Sunday, September 16, 2007

Oh, whats in a parade?


The celebration of the formation of a country is a beautiful and important date to commemorate. This is something that makes sense to me. Cities too, large or small, often take joy in the official date of their creation and often hold parades, picnics, or other jovial activities for people to participate in. I would, however, like to get the number of the person who decided that Cochabamba gets the special privilege of celebrating its birthday for..uh 3 days??

Now, i may seem a bit Scrooge-like in this statement at first, so i will be sure to explain the verb ¨celebrate¨ for anyone who would like to understand its meaning here in the land of Bo-town. This last Friday was the official birthday of the incredible city i´ve been living in for 3.5 months. Since Bolivians like to get a head start on partying though, they made sure to get up bright and early on Thursday morning to begin the festivities. I was not aware before that morning that everyone else in the city was as fond of my street as I am, because they gave Heather and I the immense blessing of starting the parade on our street. 8am rolled around and the deafening crash of bass drums and rows and rows of brass instruments being played with all possible force threw me out of my bed and running around my apartment dazed and fearful we were in the middle of the 3rd World War. Our floors and walls were rumbling with passionate repetitions of OH, When The Saints Come Marching In and the like.

Now, parades make sense, however 16 hour parades do not make sense, and by 6 hours into our 150th repetition of the same songs i was grabbing my things and running out of my room for my life and sanity.Needless to say, by the time i met up with Stephanie and Casey in the afternoon i was in a better mood, pacified a bit after a beer in a bar out of earshot of the parade. We met up at Dali´s, a restaurant where Heather my roommate works, and we ate and drank into the evening when we were planning on meeting up with our friend Pepe, who we met in the salar with his family when Steph had to go and wound herself.

On our way to meet up with Pepe and his friend Reynaldo, Steph, Casey and I had to stop for a delicious and overwhelming plate of Pique machu. We ran into a Colombian artisan, Andres, who just wouldn't leave us alone and I was glad for him to get the hint to leave after he kept trying to spout bullshit south American economics at us for a half hour. Boring! I´ve discovered that in my experience South American men, when trying to impress me start making up crap percentiles. Every time! ¨25 percent of all people...¨, ¨The colombian peso is 50,000 to an American Dollar¨ WHATEVER!! Unfortunately i lose my patience everytime and start rolling my eyes and second guessing everything they say until they excuse themselves.
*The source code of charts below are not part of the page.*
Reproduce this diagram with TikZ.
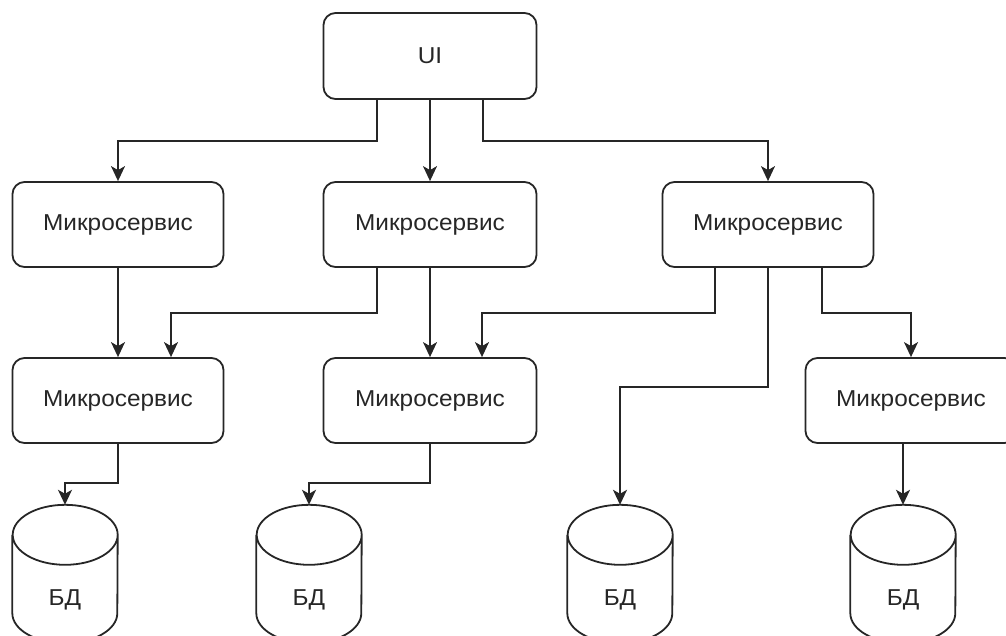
\documentclass[tikz,border=0pt]{standalone}
\usepackage{fontspec}
\setmainfont{Liberation Sans}[FakeStretch=1.06]
\usetikzlibrary{arrows.meta}
\begin{document}
\begin{tikzpicture}[x=1pt,y=-1pt,
  box/.style={draw=black!85, line width=1.8pt, rounded corners=12pt, minimum width=211pt, minimum height=85pt, inner sep=0pt, text=black!85, font=\fontsize{23}{27}\selectfont},
  arr/.style={draw=black!85, line width=1.8pt, -{Stealth[length=15pt,width=14pt,inset=4pt]}},
  dbbox/.style={draw=none, minimum width=105pt, minimum height=138pt, inner sep=0pt},
  dbline/.style={draw=black!85, line width=1.8pt},
  dbtext/.style={text=black!85, inner sep=0pt, font=\fontsize{23}{27}\selectfont}]
\useasboundingbox (0,0) rectangle (1006,635);
\clip (0,0) rectangle (1006,635);

\node[box, minimum width=213pt, minimum height=86pt] (UI) at (430,56) {UI};
\node[box] (m1) at (118,224.5) {Микросервис};
\node[box, minimum width=213pt] (m2) at (430,224.5) {Микросервис};
\node[box] (m3) at (768,224.5) {Микросервис};
\node[box] (m4) at (118,400.5) {Микросервис};
\node[box, minimum width=213pt] (m5) at (430,400.5) {Микросервис};
\node[box] (m6) at (911,400.5) {Микросервис};

\node[dbbox] (c1) at (65,574) {};
\node[dbbox] (c2) at (309,574) {};
\node[dbbox] (c3) at (620,574) {};
\node[dbbox] (c4) at (903,574) {};
\foreach \n in {c1,c2,c3,c4}{
  \draw[dbline] ([yshift=-30pt]\n.north west) -- ([yshift=30pt]\n.south west)
    arc[start angle=180, end angle=360, x radius=52.5pt, y radius=30pt]
    -- ([yshift=-30pt]\n.north east)
    arc[start angle=0, end angle=360, x radius=52.5pt, y radius=30pt];
  \node[dbtext] (t\n) at ([yshift=-26pt]\n.center) {БД};
}

\draw[arr] ([xshift=-53pt]UI.south) -- ++(0,41) -| (m1.north);
\draw[arr] (UI.south) -- (m2.north);
\draw[arr] ([xshift=53pt]UI.south) -- ++(0,41) -| (m3.north);
\draw[arr] (m1.south) -- (m4.north);
\draw[arr] ([xshift=-53pt]m2.south) -- ++(0,45) -| ([xshift=53pt]m4.north);
\draw[arr] (m2.south) -- (m5.north);
\draw[arr] ([xshift=-53pt]m3.south) -- ++(0,45) -| ([xshift=52pt]m5.north);
\draw[arr] (m3.south) -- ++(0,119) -| (c3.north);
\draw[arr] ([xshift=54pt]m3.south) -- ++(0,45) -| (m6.north);
\draw[arr] (m4.south) -- ++(0,39) -| (c1.north);
\draw[arr] (m5.south) -- ++(0,39) -| (c2.north);
\draw[arr] (m6.south -| c4.north) -- (c4.north);
\end{tikzpicture}
\end{document}
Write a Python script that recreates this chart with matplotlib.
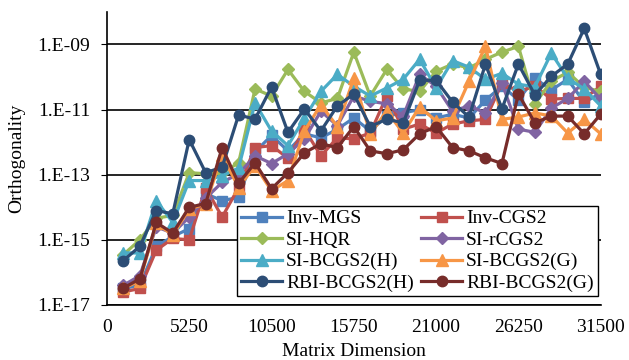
import matplotlib
matplotlib.use("Agg")
import matplotlib.pyplot as plt
from matplotlib.ticker import FixedLocator, NullLocator

plt.rcParams['font.family'] = ['Liberation Serif', 'DejaVu Serif']

# Matrix dimensions (x axis)
dims = [1050, 2100, 3150, 4200, 5250, 6300, 7350, 8400, 9450, 10500,
        11550, 12600, 13650, 14700, 15750, 16800, 17850, 18900, 19950, 21000,
        22050, 23100, 24150, 25200, 26250, 27300, 28350, 29400, 30450, 31500]

inv_mgs = [3.2e-17, 4.0e-17, 6.3e-16, 1.26e-15, 2.2e-15, 2.6e-14, 1.6e-14, 2.0e-14, 5.0e-13, 1.6e-12,
           5.4e-13, 1.8e-12, 1.35e-12, 2.5e-12, 5.5e-12, 2.2e-12, 6.3e-12, 7.9e-12, 1.0e-11, 5.5e-12,
           7.2e-12, 5.5e-12, 1.95e-11, 5.2e-11, 2.0e-11, 9.1e-11, 4.0e-11, 8.5e-11, 1.66e-11, 3.2e-11]
inv_cgs2 = [2.5e-17, 3.2e-17, 4.8e-16, 1.1e-15, 1.0e-15, 4.0e-14, 5.0e-15, 4.0e-14, 6.8e-13, 7.8e-13,
            3.2e-13, 2.5e-12, 3.8e-13, 1.35e-12, 1.26e-12, 1.9e-12, 2.6e-11, 2.5e-12, 3.6e-12, 1.9e-12,
            3.6e-12, 4.5e-12, 5.0e-12, 6.5e-11, 3.6e-11, 5.2e-11, 2.1e-11, 2.2e-11, 2.2e-11, 5.2e-11]
si_hqr = [3.5e-16, 1.0e-15, 4.6e-15, 5.6e-15, 1.15e-13, 1.07e-13, 1.15e-13, 2.3e-13, 4.3e-11, 2.6e-11,
          1.7e-10, 3.6e-11, 1.6e-11, 2.2e-11, 5.8e-10, 2.6e-11, 1.7e-10, 4.3e-11, 3.6e-11, 1.5e-10,
          2.5e-10, 1.9e-10, 3.5e-10, 5.8e-10, 8.7e-10, 1.5e-11, 7.4e-11, 1.4e-10, 4.8e-11, 3.6e-11]
si_rcgs2 = [4.0e-17, 7.9e-17, 2.5e-15, 1.6e-15, 5.0e-15, 1.9e-14, 5.8e-14, 1.07e-13, 3.8e-13, 2.2e-13,
            4.4e-13, 1.26e-12, 8.9e-12, 3.2e-12, 2.6e-11, 1.8e-11, 1.5e-11, 6.3e-12, 1.2e-10, 5.2e-11,
            8.9e-12, 1.3e-11, 7.9e-12, 6.5e-11, 2.5e-12, 2.0e-12, 1.1e-11, 2.2e-11, 7.4e-11, 2.1e-11]
si_bcgs2_h = [4.0e-16, 3.9e-16, 1.6e-14, 3.4e-15, 6.6e-14, 6.6e-14, 9.3e-14, 1.6e-13, 1.6e-11, 2.2e-12,
              7.8e-13, 5.5e-12, 3.6e-11, 1.2e-10, 5.2e-11, 2.6e-11, 4.6e-11, 8.5e-11, 3.5e-10, 4.6e-11,
              3.2e-10, 2.0e-10, 8.5e-11, 1.3e-10, 6.0e-11, 5.0e-11, 5.4e-10, 9.1e-11, 4.3e-11, 1.3e-11]
si_bcgs2_g = [3.2e-17, 5.6e-17, 3.2e-15, 1.4e-15, 8.9e-15, 1.26e-14, 4.0e-13, 4.0e-14, 1.9e-13, 3.2e-14,
              6.6e-14, 2.2e-12, 1.4e-11, 3.0e-12, 9.1e-11, 1.8e-12, 8.9e-12, 1.9e-12, 1.2e-11, 4.5e-12,
              5.5e-12, 7.4e-11, 8.7e-10, 5.0e-12, 5.9e-12, 7.9e-12, 6.3e-12, 1.9e-12, 5.0e-12, 1.8e-12]
rbi_bcgs2_h = [2.3e-16, 6.3e-16, 7.9e-15, 6.3e-15, 1.2e-12, 1.15e-13, 1.7e-13, 6.8e-12, 5.1e-12, 4.9e-11,
               2.0e-12, 1.05e-11, 2.2e-12, 1.3e-11, 3.0e-11, 3.0e-12, 5.1e-12, 3.9e-12, 7.9e-11, 7.9e-11,
               1.7e-11, 5.9e-12, 2.5e-10, 1.05e-11, 2.5e-10, 2.8e-11, 1.05e-10, 2.5e-10, 3.1e-09, 1.2e-10]
rbi_bcgs2_g = [3.3e-17, 6.3e-17, 3.4e-15, 1.6e-15, 1.0e-14, 1.3e-14, 6.8e-13, 5.4e-14, 2.3e-13, 3.7e-14,
               1.15e-13, 4.7e-13, 8.9e-13, 6.8e-13, 3.0e-12, 5.4e-13, 4.4e-13, 5.8e-13, 1.8e-12, 3.0e-12,
               6.8e-13, 5.4e-13, 3.3e-13, 2.2e-13, 3.0e-11, 3.9e-12, 6.3e-12, 6.3e-12, 1.8e-12, 7.2e-12]

series_names = ["Inv-MGS", "Inv-CGS2", "SI-HQR", "SI-rCGS2",
                "SI-BCGS2(H)", "SI-BCGS2(G)", "RBI-BCGS2(H)", "RBI-BCGS2(G)"]
series_values = [inv_mgs, inv_cgs2, si_hqr, si_rcgs2,
                 si_bcgs2_h, si_bcgs2_g, rbi_bcgs2_h, rbi_bcgs2_g]

x_ticks = [0, 5250, 10500, 15750, 21000, 26250, 31500]
y_ticks = [1e-17, 1e-15, 1e-13, 1e-11, 1e-9]
y_tick_labels = ["1.E-17", "1.E-15", "1.E-13", "1.E-11", "1.E-09"]

styles = [
    dict(color="#4F81BD", marker="s", ms=7.5),
    dict(color="#C0504D", marker="s", ms=7.5),
    dict(color="#9BBB59", marker="D", ms=6),
    dict(color="#8064A2", marker="D", ms=6),
    dict(color="#4BACC6", marker="^", ms=8),
    dict(color="#F79646", marker="^", ms=8),
    dict(color="#2C4D75", marker="o", ms=7.5),
    dict(color="#772C2A", marker="o", ms=7.5),
]

FS = 14

fig = plt.figure(figsize=(6.29, 3.6), dpi=100)
ax = fig.add_axes([0.170, 0.153, 0.785, 0.814])

handles = []
for name, vals, st in zip(series_names, series_values, styles):
    h, = ax.plot(dims, vals, color=st["color"], marker=st["marker"],
                 markersize=st["ms"], markerfacecolor=st["color"],
                 markeredgecolor=st["color"], linewidth=2.3, label=name,
                 zorder=3)
    handles.append(h)

ax.set_yscale("log")
ax.set_xlim(0, 31500)
ax.set_ylim(1e-17, 1e-8)
ax.yaxis.set_major_locator(FixedLocator(y_ticks))
ax.yaxis.set_minor_locator(NullLocator())
ax.set_yticklabels(y_tick_labels)
ax.set_xticks(x_ticks)
ax.set_xticklabels([str(t) for t in x_ticks])

ax.grid(axis="y", color="black", linewidth=1.2, zorder=0)
ax.set_axisbelow(True)
for side in ("top", "right"):
    ax.spines[side].set_visible(False)
for side in ("left", "bottom"):
    ax.spines[side].set_color("black")
    ax.spines[side].set_linewidth(1.2)

ax.tick_params(axis="x", length=0, labelsize=FS, pad=10)
ax.tick_params(axis="y", length=4, direction="out", labelsize=FS, pad=8)

ax.set_xlabel("Matrix Dimension", fontsize=FS, labelpad=5)
ax.set_ylabel("Orthogonality", fontsize=FS, labelpad=9)

# two columns, filled row by row
order = [0, 2, 4, 6, 1, 3, 5, 7]
leg = ax.legend([handles[i] for i in order], [series_names[i] for i in order],
                ncol=2, loc="lower right",
                bbox_to_anchor=(0.994, 0.031),
                fontsize=FS, frameon=True, fancybox=False, framealpha=1,
                edgecolor="black", handlelength=2.1, handletextpad=0.2,
                borderpad=0.2, labelspacing=0.2, columnspacing=0.4,
                borderaxespad=0)
leg.get_frame().set_linewidth(1.0)
leg.set_zorder(5)

fig.savefig("out.png", dpi=100)
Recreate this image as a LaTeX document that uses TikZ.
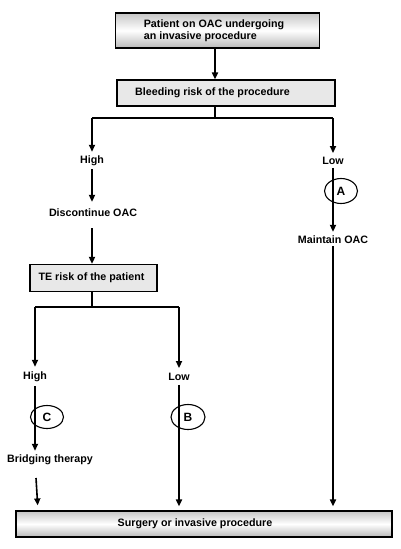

We met up with Pepe and Reynaldo finally, went to the huge annual concert in the stadium, and when we were bored with our poor seats and the cold after an hour, left to move on to a favorite club, La Tirana (translation; the female tyrant!?). We drank the local beer, sang, danced and waved cochabamba flags around until 3am among tons of other young cochabambinos. It was a great ending to a day i had started out disliking greatly.